▸ What the task requires
Spot each line in the records below where the word "this" occurs, then copy it.

═══

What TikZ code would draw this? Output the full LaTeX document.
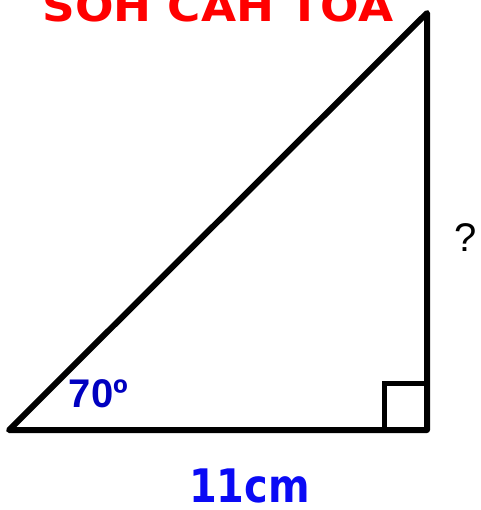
\documentclass[tikz,border=0pt]{standalone}
\usepackage{fontspec}
\setmainfont{DejaVu Sans}
\newfontfamily\arialfont{Liberation Sans}
\definecolor{titlered}{RGB}{255,0,0}
\definecolor{angblue}{RGB}{0,0,192}
\definecolor{lenblue}{RGB}{10,10,245}
\begin{document}
\begin{tikzpicture}[x=1pt,y=-1pt,
  edge/.style={line width=6pt,line join=round,line cap=round,black},
  sq/.style={line width=5pt,black},
  lbl/.style={inner sep=0pt,anchor=base}]
\useasboundingbox (0,0) rectangle (480,510);
\coordinate (A) at (9,430);
\coordinate (B) at (427,430);
\coordinate (C) at (427,13);
\coordinate (S1) at (384,430);
\coordinate (S2) at (384,383);
\coordinate (S3) at (427,383);
\draw[edge] (A) -- (B) -- (C) -- cycle;
\draw[sq] (S1) -- (S2) -- (S3);
\node[lbl,text=titlered] (title) at (218,22) {\scalebox{1.08}[1]{\fontsize{42}{42}\selectfont\bfseries SOH CAH TOA}};
\node[lbl,text=angblue] (ang) at (98.5,407) {\fontsize{40}{40}\selectfont\arialfont\bfseries 70º};
\node[lbl,text=lenblue] (len) at (249.5,502) {\scalebox{0.95}[1.1]{\fontsize{42}{42}\selectfont\bfseries 11cm}};
\node[lbl] (q) at (466,251) {\fontsize{40}{40}\selectfont\arialfont ?};
\end{tikzpicture}
\end{document}
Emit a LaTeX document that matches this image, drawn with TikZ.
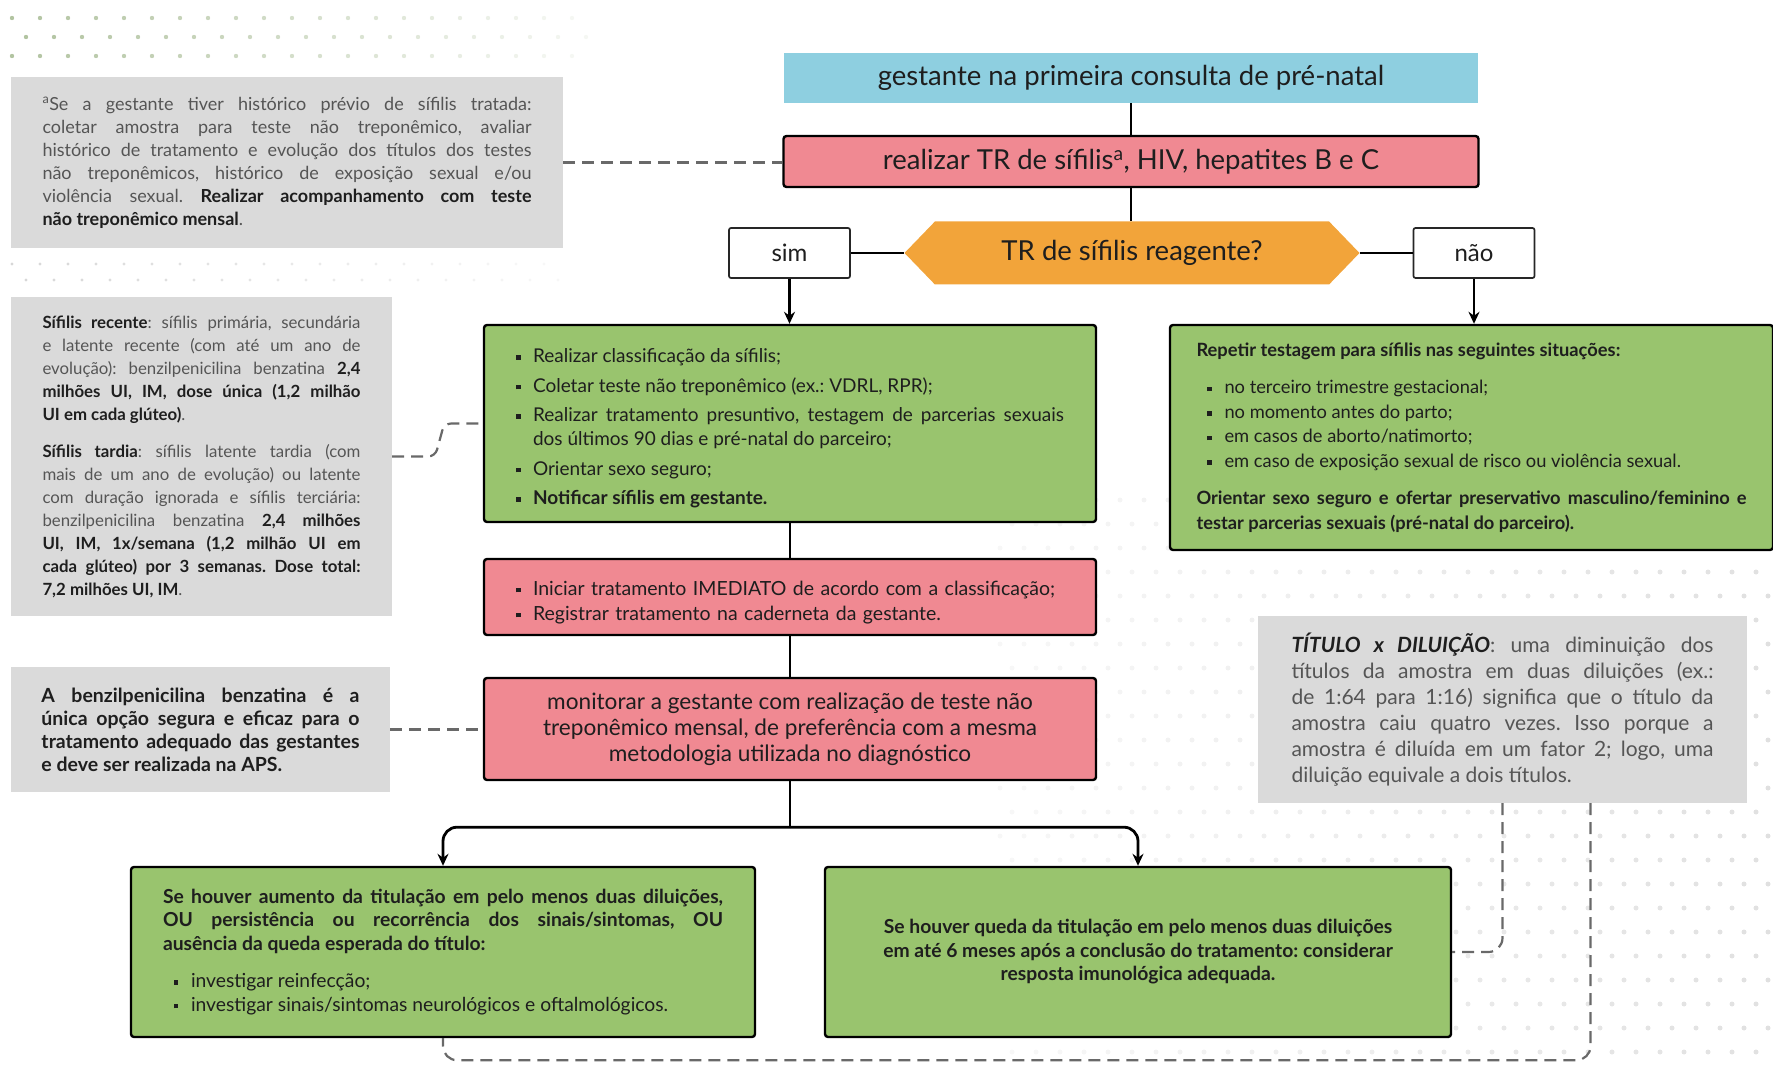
\documentclass[tikz,border=0pt]{standalone}
\usepackage{fontspec}
\setmainfont{Lato}
\usepackage{enumitem}
\usetikzlibrary{arrows.meta,shapes.symbols}

\definecolor{azul}{RGB}{142,207,224}
\definecolor{rosa}{RGB}{240,137,146}
\definecolor{laranja}{RGB}{242,164,58}
\definecolor{verde}{RGB}{153,196,110}
\definecolor{cinzanota}{RGB}{218,218,218}
\definecolor{tinta}{RGB}{30,30,30}
\definecolor{cinzatexto}{RGB}{85,85,85}
\definecolor{tracejado}{RGB}{105,105,105}

\hyphenpenalty=10000
\exhyphenpenalty=10000
\frenchspacing

\setlist[itemize]{nosep, label={\rule[0.3ex]{4.5pt}{4.5pt}}, leftmargin=17pt, labelwidth=4.5pt, labelsep=12.5pt}

\tikzset{
  caixa/.style={draw=black, line width=2.4pt, rounded corners=3pt, inner sep=0pt, text=tinta},
  lembrete/.style={fill=cinzanota, inner sep=0pt, text=cinzatexto, align=justify},
  opcao/.style={draw=black!85, line width=1.7pt, rounded corners=2pt, fill=white, inner sep=0pt,
    minimum width=121pt, minimum height=50pt, text=tinta, font=\fontsize{24}{28}\selectfont},
  ligacao/.style={draw=black, line width=2.8pt},
  seta/.style={ligacao, -{Stealth[length=12pt,width=11pt]}},
  tracado/.style={draw=tracejado, line width=2.2pt, dash pattern=on 12pt off 7pt}
}

\begin{document}
\begin{tikzpicture}[x=1pt,y=-1pt]
\useasboundingbox (0,0) rectangle (1773,1067);

% pontos de fundo
\foreach \i in {0,...,20}{
  \pgfmathsetmacro\op{0.55-0.024*\i}
  \foreach \j in {0,1,2}
    \fill[verde!75!black, opacity=\op] ({12+28*\i+14*mod(\j,2)},{18+19*\j}) circle (2.2pt);
}
\foreach \i in {0,...,19}{
  \pgfmathsetmacro\op{0.35-0.015*\i}
  \foreach \j in {0,1}
    \fill[black!45, opacity=\op] ({12+28*\i+14*\j},{264+16*\j}) circle (1.6pt);
}
\foreach \i in {0,...,32}{
  \pgfmathsetmacro\op{0.03+0.09*\i/32}
  \foreach \j in {0,...,23}
    \fill[black, opacity=\op] ({1000+24*\i+12*mod(\j,2)},{500+24*\j}) circle (2.5pt);
}

% notas laterais
\node[lembrete, minimum width=552pt, minimum height=171pt, text width=489pt,
  font=\fontsize{18}{23}\selectfont] (historico) at (287,162.5)
  {\textsuperscript{a}Se a gestante tiver histórico prévio de sífilis tratada:\linebreak
  coletar amostra para teste não treponêmico, avaliar\linebreak
  histórico de tratamento e evolução dos títulos dos testes\linebreak
  não treponêmicos, histórico de exposição sexual e/ou\linebreak
  violência sexual. \textbf{\color{tinta}Realizar acompanhamento com teste\linebreak
  não treponêmico mensal}.};

\node[lembrete, minimum width=381pt, minimum height=319pt, text width=318pt,
  font=\fontsize{16.8}{23}\selectfont] (recente) at (201.5,456.5)
  {\textbf{\color{tinta}Sífilis recente}: sífilis primária, secundária\linebreak
  e latente recente (com até um ano de\linebreak
  evolução): benzilpenicilina benzatina \textbf{\color{tinta}2,4\linebreak
  milhões UI, IM, dose única (1,2 milhão\linebreak
  UI em cada glúteo)}.\par\vspace{14pt}
  \textbf{\color{tinta}Sífilis tardia}: sífilis latente tardia (com\linebreak
  mais de um ano de evolução) ou latente\linebreak
  com duração ignorada e sífilis terciária:\linebreak
  benzilpenicilina benzatina \textbf{\color{tinta}2,4 milhões\linebreak
  UI, IM, 1x/semana (1,2 milhão UI em\linebreak
  cada glúteo) por 3 semanas. Dose total:\linebreak
  7,2 milhões UI, IM}.};

\node[lembrete, minimum width=379pt, minimum height=125pt, text width=318pt, text=tinta,
  font=\bfseries\fontsize{19.5}{23}\selectfont] (penicilina) at (200.5,729.5)
  {A benzilpenicilina benzatina é a\linebreak
  única opção segura e eficaz para o\linebreak
  tratamento adequado das gestantes\linebreak
  e deve ser realizada na APS.};

\node[lembrete, minimum width=489pt, minimum height=187pt, text width=422pt,
  font=\fontsize{21}{26}\selectfont] (titulo) at (1502.5,709.5)
  {\textbf{\textit{\color{tinta}TÍTULO x DILUIÇÃO}}: uma diminuição dos\linebreak
  títulos da amostra em duas diluições (ex.:\linebreak
  de 1:64 para 1:16) significa que o título da\linebreak
  amostra caiu quatro vezes. Isso porque a\linebreak
  amostra é diluída em um fator 2; logo, uma\linebreak
  diluição equivale a dois títulos.};

% fluxo principal
\node[fill=azul, inner sep=0pt, minimum width=694pt, minimum height=50pt, text=tinta,
  font=\fontsize{27.5}{30}\selectfont] (gestante) at (1131,78)
  {gestante na primeira consulta de pré-natal};
\node[caixa, fill=rosa, minimum width=695pt, minimum height=51pt,
  font=\fontsize{27.5}{30}\selectfont] (realizar) at (1131,161.5)
  {realizar TR de sífilis\textsuperscript{a}, HIV, hepatites B e C};
\node[signal, signal to=west and east, signal pointer angle=92, fill=laranja, inner sep=0pt,
  minimum width=455pt, minimum height=63pt, text=tinta,
  font=\fontsize{27.5}{30}\selectfont] (reagente) at (1132,253) {TR de sífilis reagente?};
\node[opcao] (sim) at (789.5,253) {sim};
\node[opcao] (nao) at (1474,253) {não};

\node[caixa, fill=verde, minimum width=612pt, minimum height=197pt, text width=548pt, align=justify,
  font=\fontsize{19}{24}\selectfont] (acoes) at (790,423.5)
  {\begin{itemize}[itemsep=5.5pt]
    \item Realizar classificação da sífilis;
    \item Coletar teste não treponêmico (ex.: VDRL, RPR);
    \item Realizar tratamento presuntivo, testagem de parcerias sexuais dos últimos 90 dias e pré-natal do parceiro;
    \item Orientar sexo seguro;
    \item \textbf{Notificar sífilis em gestante.}
  \end{itemize}};

\node[caixa, fill=verde, minimum width=603pt, minimum height=225pt, text width=550pt, align=justify,
  font=\fontsize{18.3}{24.5}\selectfont] (repetir) at (1471.5,437.5)
  {\textbf{Repetir testagem para sífilis nas seguintes situações:}
  \begin{itemize}[leftmargin=28pt, labelsep=13pt, topsep=13pt]
    \item no terceiro trimestre gestacional;
    \item no momento antes do parto;
    \item em casos de aborto/natimorto;
    \item em caso de exposição sexual de risco ou violência sexual.
  \end{itemize}
  \textbf{Orientar sexo seguro e ofertar preservativo masculino/feminino e testar parcerias sexuais (pré-natal do parceiro).}};

\node[caixa, fill=rosa, minimum width=612pt, minimum height=76pt, text width=548pt,
  font=\fontsize{19.5}{25}\selectfont] (iniciar) at (790,597)
  {\begin{itemize}
    \item Iniciar tratamento IMEDIATO de acordo com a classificação;
    \item Registrar tratamento na caderneta da gestante.
  \end{itemize}};

\node[caixa, fill=rosa, minimum width=612pt, minimum height=102pt, align=center,
  font=\fontsize{22.6}{26}\selectfont] (monitorar) at (790,729)
  {monitorar a gestante com realização de teste não\\treponêmico mensal, de preferência com a mesma\\metodologia utilizada no diagnóstico};

\node[caixa, fill=verde, minimum width=624pt, minimum height=170pt, text width=560pt, align=justify,
  font=\fontsize{19.3}{23.5}\selectfont] (aumento) at (443,952)
  {\textbf{Se houver aumento da titulação em pelo menos duas diluições,\linebreak
  OU persistência ou recorrência dos sinais/sintomas, OU\linebreak
  ausência da queda esperada do título:}
  \begin{itemize}[leftmargin=28pt, labelsep=13pt, topsep=14pt]
    \item investigar reinfecção;
    \item investigar sinais/sintomas neurológicos e oftalmológicos.
  \end{itemize}};

\node[caixa, fill=verde, minimum width=626pt, minimum height=170pt, align=center,
  font=\bfseries\fontsize{19.3}{23.5}\selectfont] (queda) at (1138,952)
  {Se houver queda da titulação em pelo menos duas diluições\\em até 6 meses após a conclusão do tratamento: considerar\\resposta imunológica adequada.};

% ligacoes
\draw[ligacao] (gestante) -- (realizar);
\draw[ligacao] (realizar.south) -- (realizar.south |- reagente.north);
\draw[ligacao] (reagente.west) -- (sim.east);
\draw[ligacao] (reagente.east) -- (nao.west);
\draw[seta] (sim.south) -- (sim.south |- acoes.north);
\draw[seta] (nao.south) -- (nao.south |- repetir.north);
\draw[ligacao] (acoes) -- (iniciar);
\draw[ligacao] (iniciar) -- (monitorar);
\draw[ligacao] (monitorar.south) -- ++(0,46) coordinate (ramo);
\draw[seta, rounded corners=14pt] (ramo) -| (aumento);
\draw[seta, rounded corners=14pt] (ramo) -| (queda);

% notas tracejadas
\draw[tracado] (historico.east) -- (historico.east -| realizar.west);
\draw[tracado, rounded corners=7pt] (recente.east) -- ++(43,0) -- ++(9,-33) -- (acoes.west);
\draw[tracado] (penicilina.east) -- (penicilina.east -| monitorar.west);
\draw[tracado, rounded corners=14pt] (titulo.south) |- (queda.east);
\draw[tracado, rounded corners=14pt] ([xshift=88pt]titulo.south) -- ++(0,257) -| (aumento.south);
\end{tikzpicture}
\end{document}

═══

▸ Solved exercise
What TikZ code would draw this? Output the full LaTeX document.
Emit a LaTeX document that matches this image, drawn with TikZ.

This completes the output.